In the end, we were always going to be forced to regionalize the solution-set. We’ve denied that essential reality all along, believing that if we dumped in enough resources, like we did with Iraq, it would work out. But Afghanistan is not Iraq – no oil and not much of a nation. Plus, it’s just not important enough to justify that massive level of expenditure.

So here we are, right where we always knew we’d end up: we now must construct and/or submit to some regional security scheme that oversees the inevitable contest among Afghanistan’s many tribes and seeks to keep it contained. We won’t be in charge of this, even as we can seek to influence it. And yes, we could have moved to this inevitable reality years ago, but in our arrogance, we kept this show as “America’s war” – a fool’s errand from the get-go. Obama has done nothing to change that underlying attitude, even as he’s effectively symmetricized the fight with al-Qaeda in the region by making it our bad-asses (special forces, CIA paramilitaries, drones) against their bad-asses. But those successes have almost no bearing on the Afghanistan nation-building project, which should never be confused with the “war.”
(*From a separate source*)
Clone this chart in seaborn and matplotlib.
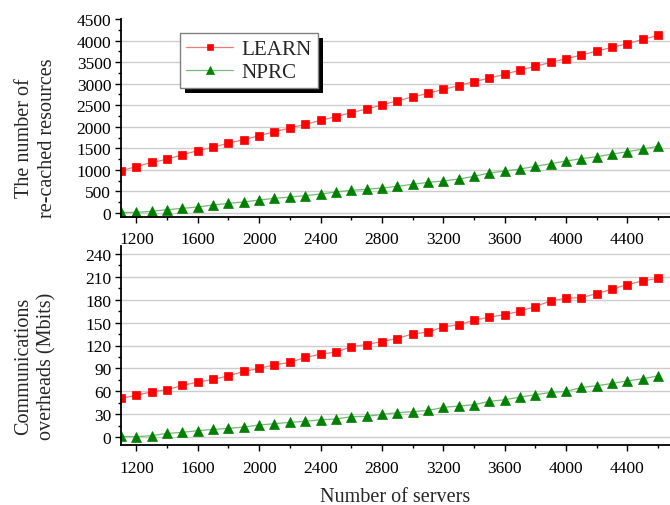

Shanghai Cooperation Organisation

There was never any “war” to be won in Afghanistan; there is simply that “contest” to be managed in a way that keeps Afghanistan from becoming a dangerous sanctuary for transnational terrorists. Long term, those regional neighbors become the primary agents of any globalization connectivity that ultimately subdues the situation by changing the incentive structure for all involved – but that was never something America could build from the other side of the planet. In the meantime, those same regional neighbors were always more incentivized to deal with the near-term security threats, as indicated by the creation of the Shanghai Cooperation Organisation. We have consistently ignored that regional body, preferring to do it our way. We are now coming to the conclusion that our way isn’t working and will not be decisive under any conditions.

By the way, it’s becoming clear that the SCO is moving toward some new regional security scheme that would include Af-Pak. Why? It has no choice, meaning it is highly incentivized.

And so the regionalization of the solution-set that we have long denied is now incontrovertibly thrust upon us by our continuing failure at nation building. Some wags will invariably dub this “losing Afghanistan,” but they will be wrong.

There is no strategic surprise in any of this. It just took us bullheaded Americans this long to realize we can’t “fix” Afghanistan on our own, while excluding virtually all of the neighbors. This was simply one long “duh!” in the making.